Genitori angolani ma cittadino italiano, a 27 anni ha già pubblicato cinque libri con la Mondadori, tra cui il suo penultimo romanzo “Non ho mai avuto la mia età” (2018) che ha ispirato la sceneggiatura di “Zero”. La trama verterà su una dinamica molto delicata per il nostro paese: la vita di ragazzi neri italiani. Dai 7 ai 18 anni la vita di Zero in un quartiere di periferia milanese è un susseguirsi di esperienze tra il consueto – formazione, svezzamento, anni difficili, maturazione sessuale – e l’insolito – essere nero in Italia, avere genitori appartenenti ad un’altra cultura.

“Zero è un ragazzo speciale, un ragazzo nero, che ha un super potere, grazie al quale può conoscere la realtà delle cose, delle relazioni e delle persone, che si nasconde sempre dietro le apparenze. Per me, per un ragazzo nero e italiano come Zero, che deve tutto all’Italia, la cosa più bella è che questa sarà la prima serie nella quale i protagonisti saranno dei ragazzi neri italiani. Spero che questo possa aprire una porta a quegli attori, creativi e artisti neri che non hanno avuto ancora un’occasione importante. Spero che questa storia rifletta quella di tanti ragazzi, a prescindere dal loro colore” ha dichiarato Dikele Distefano dopo l’annuncio della messa on-line della serie l’anno prossimo.

Evidentemente “Zero” nasce con l’intento di essere uno sguardo diverso sul nostro paese, ma è anche, indirettamente, una maniera di porre l’accento su quello che sta lentamente cambiando nell’industria. Come nel resto dei settori anche al cinema e in televisione infatti gli italiani di seconda generazione guadagnano terreno con una fatica mai proporzionale al risultato.

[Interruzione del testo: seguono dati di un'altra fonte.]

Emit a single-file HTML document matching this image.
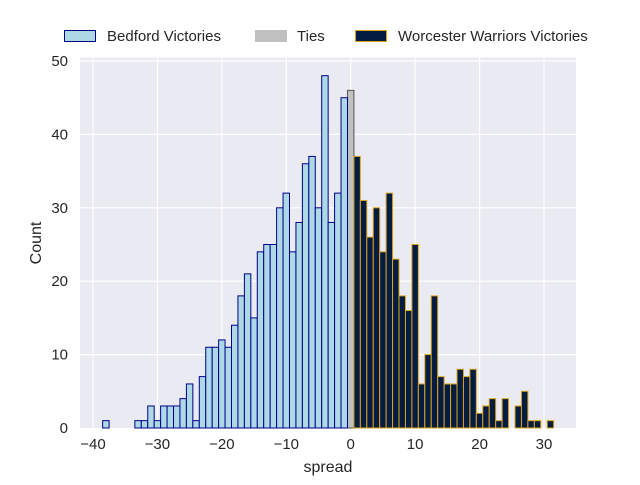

Sono molto spesso selezionati per produzioni straniere che girano in Italia, in proporzione più che per produzioni solo italiane. La percezione di un paese multirazziale è scarsissima e in un circolo vizioso questa porta alla scarsa propensione ad un casting diversificato.

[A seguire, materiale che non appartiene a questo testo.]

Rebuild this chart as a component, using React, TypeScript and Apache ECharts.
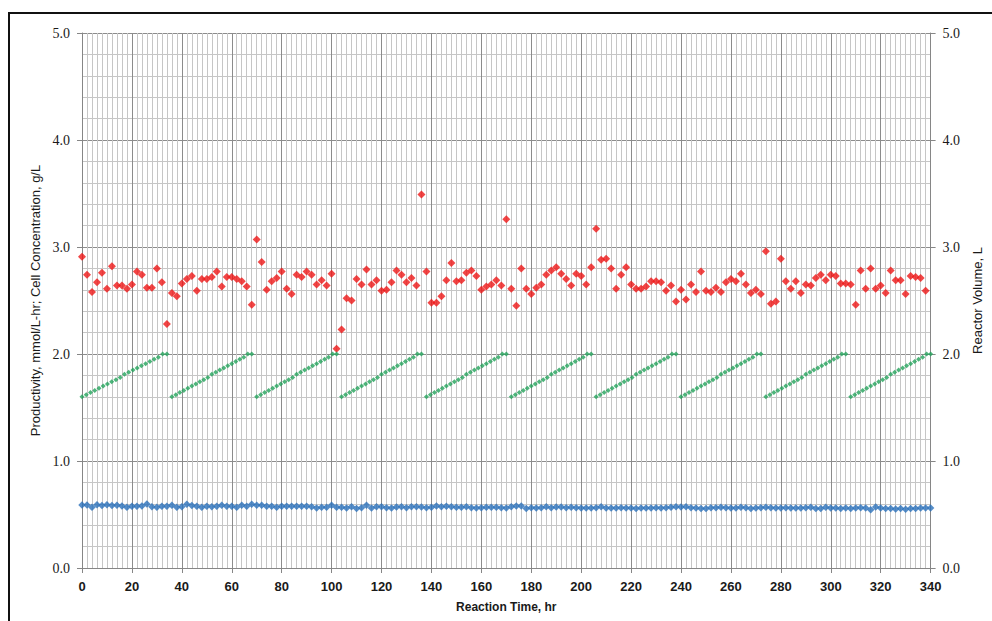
import React, { useEffect, useRef } from "react";
import * as echarts from "echarts";

// Sampling hours for the productivity and cell-concentration series
const hours = [
  0, 2, 4, 6, 8, 10, 12, 14, 16, 18, 20, 22, 24, 26, 28, 30, 32, 34, 36, 38,
  40, 42, 44, 46, 48, 50, 52, 54, 56, 58, 60, 62, 64, 66, 68, 70, 72, 74, 76, 78,
  80, 82, 84, 86, 88, 90, 92, 94, 96, 98, 100, 102, 104, 106, 108, 110, 112, 114, 116, 118,
  120, 122, 124, 126, 128, 130, 132, 134, 136, 138, 140, 142, 144, 146, 148, 150, 152, 154, 156, 158,
  160, 162, 164, 166, 168, 170, 172, 174, 176, 178, 180, 182, 184, 186, 188, 190, 192, 194, 196, 198,
  200, 202, 204, 206, 208, 210, 212, 214, 216, 218, 220, 222, 224, 226, 228, 230, 232, 234, 236, 238,
  240, 242, 244, 246, 248, 250, 252, 254, 256, 258, 260, 262, 264, 266, 268, 270, 272, 274, 276, 278,
  280, 282, 284, 286, 288, 290, 292, 294, 296, 298, 300, 302, 304, 306, 308, 310, 312, 314, 316, 318,
  320, 322, 324, 326, 328, 330, 332, 334, 336, 338, 340,
];

// Productivity, mmol/L-hr (red), hours 0..338
const productivity = [
  2.91, 2.74, 2.58, 2.67, 2.76, 2.61, 2.82, 2.64, 2.64, 2.61,
  2.65, 2.77, 2.74, 2.62, 2.62, 2.80, 2.67, 2.28, 2.57, 2.54,
  2.66, 2.70, 2.73, 2.59, 2.70, 2.70, 2.72, 2.77, 2.63, 2.72,
  2.72, 2.70, 2.68, 2.63, 2.46, 3.07, 2.86, 2.60, 2.68, 2.71,
  2.77, 2.61, 2.56, 2.74, 2.72, 2.77, 2.74, 2.65, 2.69, 2.64,
  2.75, 2.05, 2.23, 2.52, 2.50, 2.70, 2.65, 2.79, 2.65, 2.69,
  2.59, 2.60, 2.67, 2.78, 2.74, 2.67, 2.71, 2.64, 3.49, 2.77,
  2.48, 2.48, 2.54, 2.69, 2.85, 2.68, 2.69, 2.76, 2.78, 2.73,
  2.60, 2.63, 2.65, 2.69, 2.64, 3.26, 2.61, 2.45, 2.80, 2.61,
  2.56, 2.62, 2.65, 2.74, 2.78, 2.81, 2.75, 2.70, 2.64, 2.75,
  2.73, 2.65, 2.81, 3.17, 2.88, 2.89, 2.80, 2.61, 2.74, 2.81,
  2.65, 2.61, 2.61, 2.63, 2.68, 2.68, 2.67, 2.59, 2.64, 2.49,
  2.60, 2.51, 2.65, 2.58, 2.77, 2.59, 2.58, 2.62, 2.58, 2.67,
  2.70, 2.68, 2.75, 2.65, 2.57, 2.60, 2.56, 2.96, 2.47, 2.49,
  2.89, 2.68, 2.61, 2.68, 2.57, 2.65, 2.64, 2.71, 2.74, 2.69,
  2.74, 2.73, 2.66, 2.66, 2.65, 2.46, 2.78, 2.61, 2.80, 2.61,
  2.64, 2.57, 2.78, 2.69, 2.69, 2.56, 2.73, 2.72, 2.71, 2.59,
];

// Cell concentration, g/L (blue), hours 0..340
const cellConcentration = [
  0.589, 0.589, 0.567, 0.592, 0.583, 0.592, 0.583, 0.586, 0.579, 0.567,
  0.576, 0.576, 0.579, 0.598, 0.573, 0.567, 0.576, 0.576, 0.586, 0.567,
  0.573, 0.595, 0.583, 0.576, 0.567, 0.576, 0.573, 0.576, 0.586, 0.576,
  0.576, 0.567, 0.586, 0.576, 0.595, 0.586, 0.586, 0.576, 0.576, 0.567,
  0.576, 0.576, 0.576, 0.576, 0.576, 0.576, 0.573, 0.561, 0.567, 0.567,
  0.586, 0.567, 0.567, 0.561, 0.573, 0.555, 0.564, 0.586, 0.561, 0.573,
  0.573, 0.564, 0.561, 0.570, 0.573, 0.564, 0.573, 0.573, 0.570, 0.564,
  0.567, 0.579, 0.573, 0.576, 0.573, 0.567, 0.567, 0.573, 0.564, 0.561,
  0.564, 0.567, 0.567, 0.567, 0.564, 0.561, 0.573, 0.579, 0.579, 0.555,
  0.564, 0.561, 0.564, 0.573, 0.564, 0.570, 0.570, 0.564, 0.567, 0.564,
  0.561, 0.561, 0.561, 0.564, 0.573, 0.561, 0.561, 0.561, 0.564, 0.561,
  0.561, 0.555, 0.561, 0.561, 0.561, 0.564, 0.561, 0.564, 0.567, 0.573,
  0.570, 0.573, 0.564, 0.561, 0.555, 0.555, 0.564, 0.564, 0.567, 0.564,
  0.561, 0.561, 0.567, 0.564, 0.555, 0.561, 0.564, 0.567, 0.564, 0.561,
  0.561, 0.564, 0.561, 0.561, 0.561, 0.564, 0.567, 0.555, 0.555, 0.567,
  0.561, 0.561, 0.555, 0.561, 0.555, 0.561, 0.564, 0.561, 0.545, 0.570,
  0.561, 0.555, 0.555, 0.551, 0.555, 0.548, 0.555, 0.555, 0.561, 0.561, 0.561,
];

// Reactor volume, L (green): sample times of each fill cycle
const rampTimes = [
  [0, 1.7, 3.4, 5.1, 6.8, 8.5, 10.2, 11.9, 13.6, 15.3, 17, 18.7, 20.4, 22.1, 23.8, 25.5, 27.2, 28.9, 30.6, 32.3, 34],
  [36, 37.6, 39.2, 40.8, 42.4, 44, 45.6, 47.2, 48.8, 50.4, 52, 53.6, 55.2, 56.8, 58.4, 60, 61.6, 63.2, 64.8, 66.4, 68],
  [70, 71.6, 73.2, 74.8, 76.4, 78, 79.6, 81.2, 82.8, 84.4, 86, 87.6, 89.2, 90.8, 92.4, 94, 95.6, 97.2, 98.8, 100.4, 102],
  [104, 105.6, 107.2, 108.8, 110.4, 112, 113.6, 115.2, 116.8, 118.4, 120, 121.6, 123.2, 124.8, 126.4, 128, 129.6, 131.2, 132.8, 134.4, 136],
  [138, 139.6, 141.2, 142.8, 144.4, 146, 147.6, 149.2, 150.8, 152.4, 154, 155.6, 157.2, 158.8, 160.4, 162, 163.6, 165.2, 166.8, 168.4, 170],
  [172, 173.6, 175.2, 176.8, 178.4, 180, 181.6, 183.2, 184.8, 186.4, 188, 189.6, 191.2, 192.8, 194.4, 196, 197.6, 199.2, 200.8, 202.4, 204],
  [206, 207.6, 209.2, 210.8, 212.4, 214, 215.6, 217.2, 218.8, 220.4, 222, 223.6, 225.2, 226.8, 228.4, 230, 231.6, 233.2, 234.8, 236.4, 238],
  [240, 241.6, 243.2, 244.8, 246.4, 248, 249.6, 251.2, 252.8, 254.4, 256, 257.6, 259.2, 260.8, 262.4, 264, 265.6, 267.2, 268.8, 270.4, 272],
  [274, 275.6, 277.2, 278.8, 280.4, 282, 283.6, 285.2, 286.8, 288.4, 290, 291.6, 293.2, 294.8, 296.4, 298, 299.6, 301.2, 302.8, 304.4, 306],
  [308, 309.6, 311.2, 312.8, 314.4, 316, 317.6, 319.2, 320.8, 322.4, 324, 325.6, 327.2, 328.8, 330.4, 332, 333.6, 335.2, 336.8, 338.4, 340],
];
// Reactor volume readings within one fill cycle
const rampVolume = [
  1.60, 1.62, 1.64, 1.66, 1.68, 1.70, 1.72, 1.74, 1.76, 1.78, 1.81,
  1.83, 1.85, 1.87, 1.89, 1.91, 1.93, 1.95, 1.97, 2.00, 2.00,
];

const xTicks = { min: 0, max: 340, interval: 20 };
const yTicks = { min: 0, max: 5, interval: 1 };

export default function App() {
  const ref = useRef<HTMLDivElement>(null);

  useEffect(() => {
    const chart = echarts.init(ref.current!, null, { renderer: "svg" });

    const redData = productivity.map((v, i) => [hours[i], v]);
    const blueData = cellConcentration.map((v, i) => [hours[i], v]);
    const greenData: number[][] = [];
    rampTimes.forEach((ts) => ts.forEach((t, i) => greenData.push([t, rampVolume[i]])));

    const majorGrid = { show: true, lineStyle: { color: "#8c8c8c", width: 1 } };
    const minorGrid = { show: true, lineStyle: { color: "#c6c6c6", width: 1 } };
    const axisGray = { show: true, lineStyle: { color: "#868686", width: 1 } };
    const yLabel = {
      formatter: (v: number) => v.toFixed(1),
      fontFamily: "Liberation Serif",
      fontSize: 14,
      color: "#1a1a1a",
      margin: 12,
    };

    chart.setOption({
      animation: false,
      backgroundColor: "#ffffff",
      grid: { left: 82, right: 61, top: 33, bottom: 53, containLabel: false },
      xAxis: {
        type: "value",
        ...xTicks,
        name: "Reaction Time, hr",
        nameLocation: "middle",
        nameGap: 33,
        nameTextStyle: { fontFamily: "Liberation Sans", fontWeight: "bold", fontSize: 12, color: "#1a1a1a" },
        axisLine: axisGray,
        axisTick: { show: true, length: 5, lineStyle: { color: "#868686" } },
        axisLabel: { fontFamily: "Liberation Sans", fontWeight: "bold", fontSize: 13, color: "#1a1a1a", margin: 12 },
        splitLine: majorGrid,
        minorTick: { show: false, splitNumber: 10 },
        minorSplitLine: minorGrid,
      },
      yAxis: [
        {
          type: "value",
          position: "left",
          ...yTicks,
          name: "Productivity, mmol/L-hr; Cell Concentration, g/L",
          nameLocation: "middle",
          nameRotate: 90,
          nameGap: 39,
          nameTextStyle: { fontFamily: "Liberation Sans", fontSize: 13, color: "#1a1a1a" },
          axisLine: axisGray,
          axisTick: { show: true, length: 5, lineStyle: { color: "#868686" } },
          axisLabel: yLabel,
          splitLine: majorGrid,
          minorTick: { show: false, splitNumber: 5 },
          minorSplitLine: minorGrid,
        },
        {
          type: "value",
          position: "right",
          ...yTicks,
          name: "Reactor Volume, L",
          nameLocation: "middle",
          nameRotate: 90,
          nameGap: 40,
          nameTextStyle: { fontFamily: "Liberation Sans", fontSize: 13, color: "#1a1a1a" },
          axisLine: axisGray,
          axisTick: { show: true, length: 5, lineStyle: { color: "#868686" } },
          axisLabel: yLabel,
          splitLine: { show: false },
          minorSplitLine: { show: false },
        },
      ],
      series: [
        {
          type: "scatter",
          name: "Cell Concentration",
          yAxisIndex: 0,
          data: blueData,
          symbol: "diamond",
          symbolSize: 7.5,
          itemStyle: { color: "#2b70ba" },
        },
        {
          type: "scatter",
          name: "Productivity",
          yAxisIndex: 0,
          data: redData,
          symbol: "diamond",
          symbolSize: 8,
          itemStyle: { color: "#ee1616" },
        },
        {
          type: "scatter",
          name: "Reactor Volume",
          yAxisIndex: 1,
          data: greenData,
          symbol: "diamond",
          symbolSize: 5,
          itemStyle: { color: "#22a35a" },
        },
      ],
      graphic: [
        { type: "line", shape: { x1: 9, y1: 12, x2: 9, y2: 621 }, style: { stroke: "#111", lineWidth: 2 } },
        { type: "line", shape: { x1: 8, y1: 13, x2: 992, y2: 13 }, style: { stroke: "#111", lineWidth: 2 } },
      ],
    });

    return () => chart.dispose();
  }, []);

  return (
    <div
      ref={ref}
      style={{ position: "fixed", left: 0, top: 0, width: 992, height: 621, background: "#fff" }}
    />
  );
}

Il filone di una narrazione meno ‘italiano centrata’ non è recente: nel 2009 Claudio Noce aveva diretto “Good Morning, Aman”, scoprendo Amin Nour, attore di origine somala, molto attivo nella ricerca di una strada in tv e al cinema per professionisti non bianchi. Dello stesso anno il documentario di Claudio GiovannesiFratelli d’Italia”, che raccontava di ragazzi seconda generazione; con uno di questi ha poi realizzato “Alì ha gli occhi azzurri” (2012), film di finzione che racconta molto bene il contrasto e le difficoltà di una persona con radici in una cultura e la vita in un’altra. Nel 2016 Suranga Deshapriya Katugampala ha diretto ed interpretato “Per un figlio”, storia di un ragazzo seconda generazione e del rapporto con sua madre, una donna srilankese di mezz’età e sunnita. Nei mesi scorsi Phaim Bhuiyan ha scritto, diretto e interpretato “Bangla”, che prende il tema in maniera più leggera facendo una commedia sentimentale interraziale.

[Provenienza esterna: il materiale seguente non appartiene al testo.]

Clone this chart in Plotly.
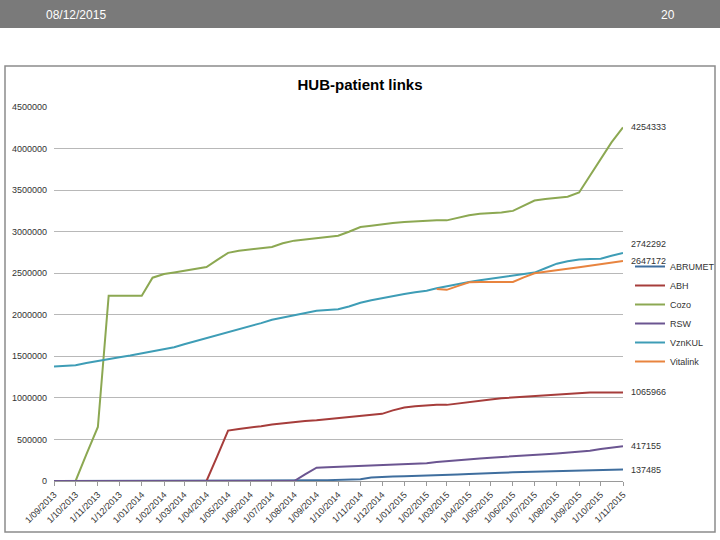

La serie “Zero” è la terza collaborazione con Netflix che interessa l’Italia. Una scelta coraggiosa in un mondo dello spettacolo conformista, che ha relegato attori di etnie diverse a (quasi) soli ruoli stereotipati. La prima in assoluto è stata “Suburra”, riprendendo le fila dell’iconica Romanzo Criminale, seguita da “Baby”, che affronta lo scandalo delle baby squillo nel quartiere Parioli di Roma, portando alla luce tematiche forti e importanti.